新型コロナのおかげで、いかに我が国のデジタル化が遅れているかがよく分かりました。行政はもとより、医療、教育もデジタル化が進んでいません。一般企業も同じではないでしょうか。これからは、デジタルをうまく取り入れたところが成長していくでしょう。

コトラーのリテール4.0

フィリップ・コトラー教授の最新本、『コトラーのリテール4.0』を読みました。「リテール」とは「小売」のことです。この本には、これからの小売業のあり方が書かれています。コトラー教授はマーケティングの大家ですから、きっと小売業のマーケティング手法についても紹介してあると思い出版後すぐに買いました。さすがに面白い内容がたくさん載っていますが、デジタル用語がふんだんに出てきます。初めて目にするカタカナ英語も多く、結構読むのに苦労をしました。

それはともかく、この本に書かれていることを参考に、今後のスポーツショップのあり方を考えてみました。タイトルに「リテール4.0」とあるくらいですから、「リテール1.0」「リテール2.0」「リテール3.0」もあります。

「リテール1.0」は、1910年代のアメリカにセルフサービスの店舗が登場した時から始まりました。豊富な品ぞろえと、競争力のある価格を特徴とし、さらに売り手をなくした店舗です。「リテール2.0」は、1960年代に登場したショッピングセンターの時代になります。広大な敷地にさまざまな店舗が軒を連ねて、人々が楽しむ場所となりました。「リテール3.0」は、1990年代の後半にECショップが登場したことで始まります。アマゾン、イーベイ、アリババに代表される「小売業」ですね。

そして、「リテール4.0」は、2010年以降急激に発展したデジタル技術によってもたらされた小売業の姿を指します。その特徴は、消費者がぼう大な情報に接することができるようになったことと、メーカーが直接消費者に接することが簡単になったことです。

戦略の変化

そして、デジタル技術の発達によって、それまでの小売業の戦略が変わっていくことになります。つまり、最近まで小売業にとっての一番の戦略は、「立地の良さ」と「豊富な品ぞろえ」にありました。ですから、行きやすい場所に広い売り場を構え、ぎっしりと商品を詰め込んだ小売店が隆盛を誇っていたのです。まさにこれが競争に勝つ秘訣でした。

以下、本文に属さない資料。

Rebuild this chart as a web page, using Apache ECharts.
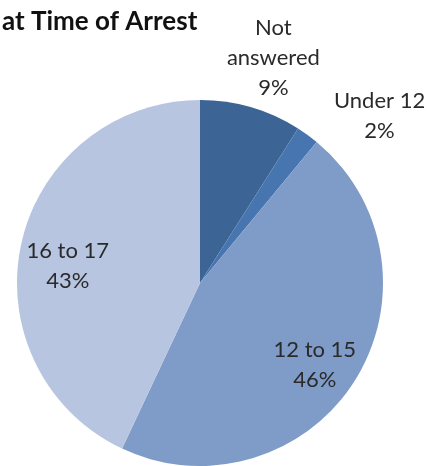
<!DOCTYPE html>
<html>
<head>
<meta charset="utf-8">
<script src="https://cdn.jsdelivr.net/npm/echarts@6/dist/echarts.min.js"></script>
<style>
  html, body { margin: 0; padding: 0; background: #fff; }
  #chart { width: 429px; height: 466px; }
</style>
</head>
<body>
<div id="chart"></div>
<script>
  // 数据
  var categories = ['Not\nanswered', 'Under 12', '12 to 15', '16 to 17'];
  var values = [9, 2, 46, 43];
  var colors = ['#3c6495', '#4775b0', '#7f9cc8', '#b7c5e0'];
  var labelOffsets = [[47, -134], [124, -91], [35, 31], [-40, 4]];

  var myChart = echarts.init(document.getElementById('chart'));
  var pieData = categories.map(function (name, i) {
    return {
      name: name,
      value: values[i],
      itemStyle: { color: colors[i] },
      label: { offset: labelOffsets[i] }
    };
  });

  myChart.setOption({
    animation: false,
    title: {
      text: 'at Time of Arrest',
      left: -3,
      top: 4,
      textStyle: {
        fontFamily: 'Lato',
        fontWeight: 'bold',
        fontSize: 26,
        color: '#111'
      }
    },
    series: [{
      type: 'pie',
      center: [200, 283],
      radius: 183,
      startAngle: 90,
      clockwise: true,
      data: pieData,
      label: {
        show: true,
        position: 'inside',
        formatter: function (p) {
          return p.name + '\n' + p.value + '%';
        },
        fontFamily: 'Lato',
        fontSize: 22,
        lineHeight: 30,
        color: '#2a2a2a',
        align: 'center'
      },
      labelLine: { show: false },
      itemStyle: { borderWidth: 0 },
      emphasis: { disabled: true }
    }]
  });
</script>
</body>
</html>
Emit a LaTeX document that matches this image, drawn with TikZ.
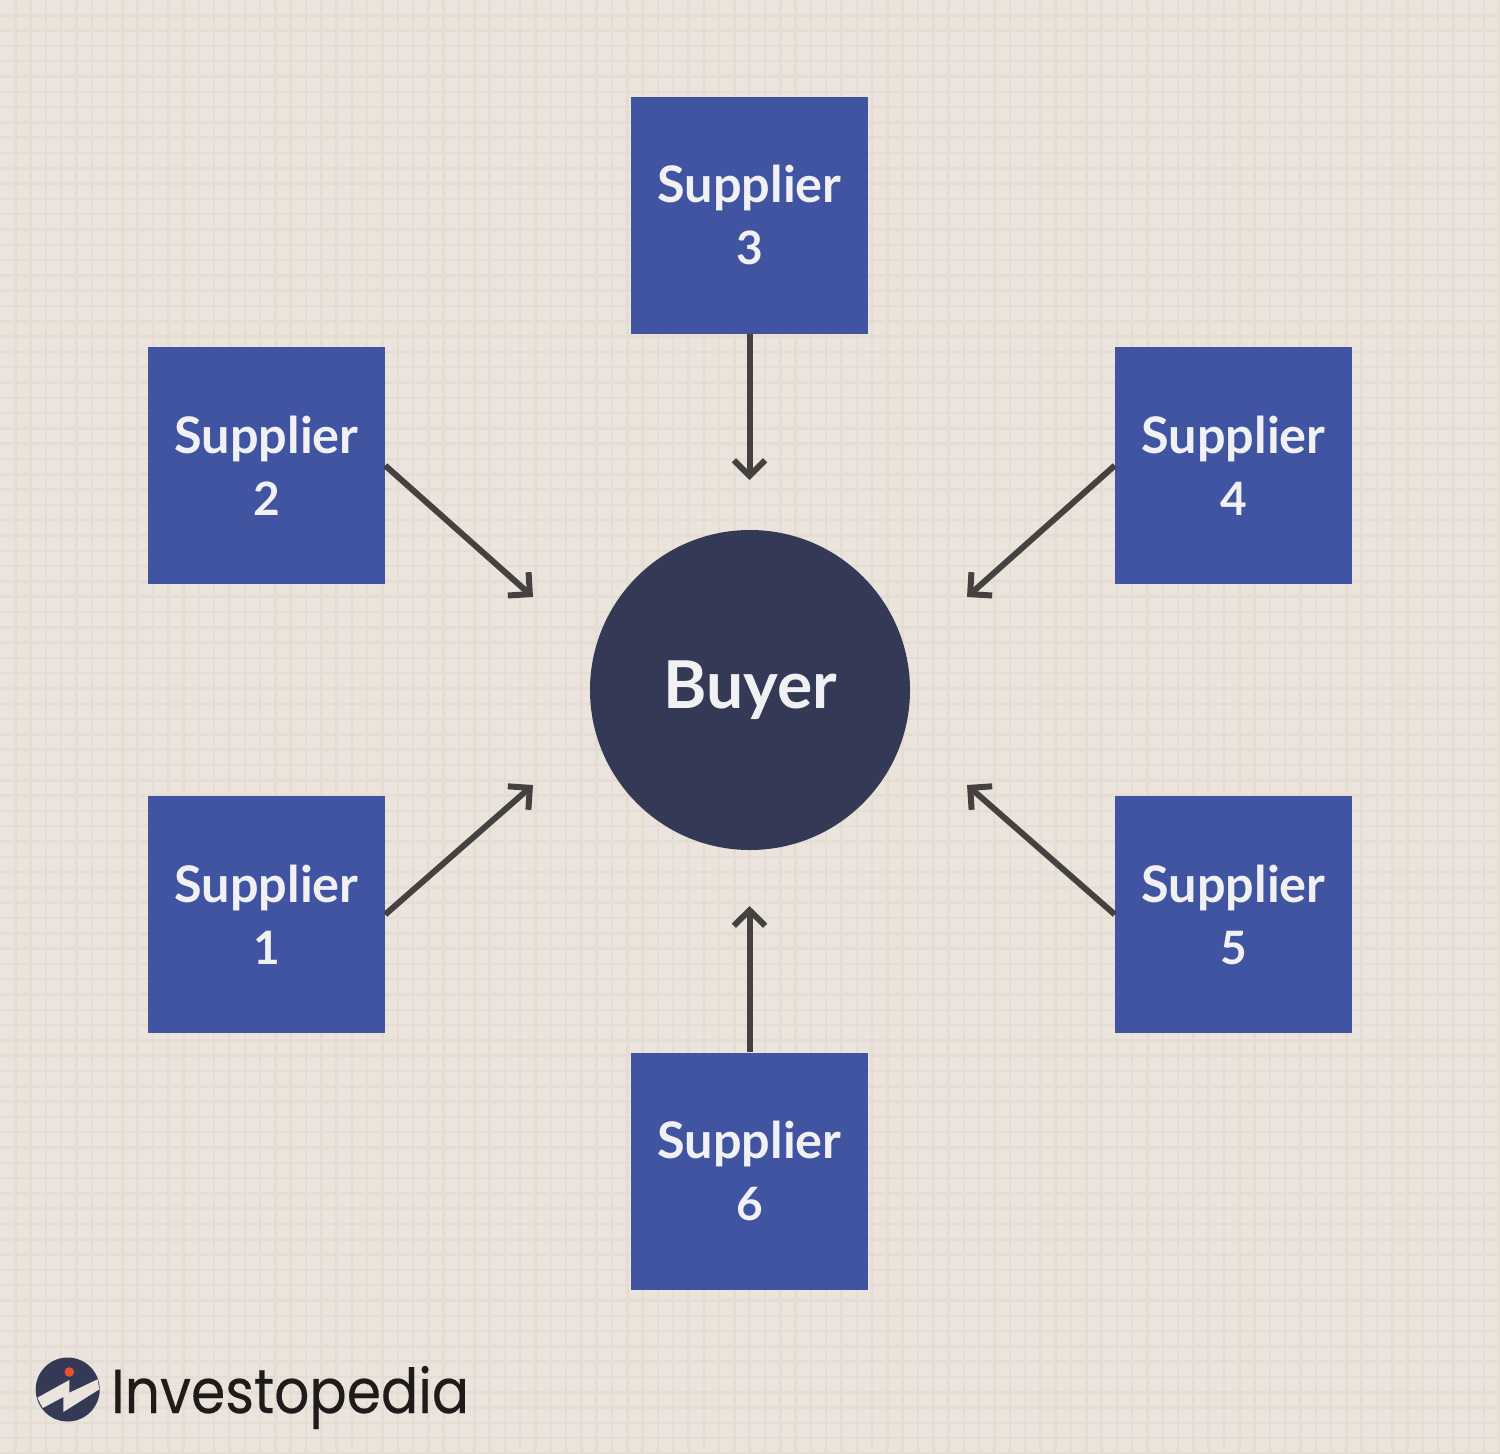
\documentclass[tikz,border=0pt]{standalone}
\usepackage{fontspec}
\setmainfont{Lato}
\newfontfamily\logofont[FakeStretch=0.89,FakeBold=0.25]{Poppins}
\usetikzlibrary{arrows.meta}
\definecolor{paper}{HTML}{EAE4DC}
\definecolor{gridline}{HTML}{E5DDD4}
\definecolor{boxblue}{HTML}{4054A1}
\definecolor{navy}{HTML}{343A55}
\definecolor{arrowgrey}{HTML}{444140}
\definecolor{textlight}{HTML}{F1F1F4}
\definecolor{logoink}{HTML}{1E1B1A}
\definecolor{logodot}{HTML}{E8522A}
\newcommand{\supdigit}[1]{{\fontsize{46}{62}\selectfont #1}}
\pgfdeclarearrow{
  name=OpenBarb,
  setup code={
    \pgfarrowssettipend{0pt}
    \pgfarrowssetlineend{-5pt}
    \pgfarrowssetbackend{-20pt}
    \pgfarrowssetvisualbackend{-5pt}
    \pgfarrowsupperhullpoint{-20pt}{18pt}
    \pgfarrowshullpoint{0pt}{0pt}
  },
  drawing code={
    \pgfsetdash{}{0pt}
    \pgfsetmiterjoin
    \pgfsetbuttcap
    \pgfpathmoveto{\pgfpoint{-19.8pt}{15.6pt}}
    \pgfpathlineto{\pgfpoint{-4.24pt}{0pt}}
    \pgfpathlineto{\pgfpoint{-19.8pt}{-15.6pt}}
    \pgfusepathqstroke
  }
}
\tikzset{
  supplier/.style={draw=none,fill=boxblue,minimum size=237pt,inner sep=0pt,align=center,text=textlight,
    font=\fontsize{50.4}{62}\selectfont\bfseries},
  buyer/.style={circle,fill=navy,minimum size=320pt,inner sep=0pt,text=textlight,font=\fontsize{66}{70}\selectfont\bfseries},
  flow/.style={draw=arrowgrey,line width=6pt,-{OpenBarb}},
}
\begin{document}
\begin{tikzpicture}[x=1pt,y=-1pt]
\useasboundingbox (0,0) rectangle (1500,1454);
\fill[paper] (0,0) rectangle (1500,1454);
\foreach \i in {1,...,98}{
  \pgfmathsetmacro{\pos}{\i*15.3}
  \draw[gridline,line width=2.5pt] (\pos,0) -- (\pos,1454);
  \draw[gridline,line width=2.5pt] (0,\pos) -- (1500,\pos);
}
\node[buyer] (buyer) at (750,690) {Buyer};
\node[supplier] (s1) at (266.5,914.5) {Supplier\\\supdigit{1}};
\node[supplier] (s2) at (266.5,465.5) {Supplier\\\supdigit{2}};
\node[supplier] (s3) at (749.5,215) {Supplier\\\supdigit{3}};
\node[supplier] (s4) at (1233.5,465.5) {Supplier\\\supdigit{4}};
\node[supplier] (s5) at (1233.5,914.5) {Supplier\\\supdigit{5}};
\node[supplier] (s6) at (749.5,1171) {Supplier\\\supdigit{6}};
\coordinate (t1) at (533,785);
\coordinate (t2) at (533,597);
\coordinate (t3) at (749.5,480);
\coordinate (t4) at (967,597);
\coordinate (t5) at (967,785);
\coordinate (t6) at (749.5,906);
\draw[flow] (s1.east) -- (t1);
\draw[flow] (s2.east) -- (t2);
\draw[flow] (s3.south) -- (t3);
\draw[flow] (s4.west) -- (t4);
\draw[flow] (s5.west) -- (t5);
\draw[flow] (s6.north) -- (t6);
% logo
\fill[navy] (67.7,1389.5) circle (32);
\fill[paper] (37.3,1397.7) -- (69.3,1380) -- (69.3,1392.7) -- (97.7,1379.3) -- (99.3,1389.3) -- (63.3,1412) -- (63.3,1397) -- (42.7,1408) -- cycle;
\fill[logodot] (69.3,1372) circle (4.8);
\node[anchor=base west,inner sep=0pt,text=logoink,font=\logofont\fontsize{62}{62}\selectfont] (logo) at (111,1413) {Investopedia};
\end{tikzpicture}
\end{document}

ところが、この手法は「リテール4.0」の世界では通用しません。ECショップの出現によって、必ずしも広い売り場の店舗は必要なくなりました。そして、立地はスマートフォンにとって代わられ、手のひらに移ったのです。従来の小売店にとっては、大きな時代の変化が来てしまいました。これに適応できるかどうかが、今後の勝負の分かれ目です。

だからといって、コトラー教授はECショップだけに力を入れよと言っているわけではありません。リアルな店舗も重要だと言っています。なぜなら、アクセンチュア・ストラテジー調査によれば、消費者の73%は、店舗の販売員と交流して問題解決をして欲しいと思っているからです。

そして、消費者はネットの世界とリアル店舗を行ったり来たりします。つまり、ECショップも必要ですが、リアル店舗の役割が無くなるわけではないのです。とはいえ、今までの店舗のあり方を変えていかないと、これからの消費者には受け入れられません。そこで、コトラー教授はリアルな店舗にいろいろな要求をします。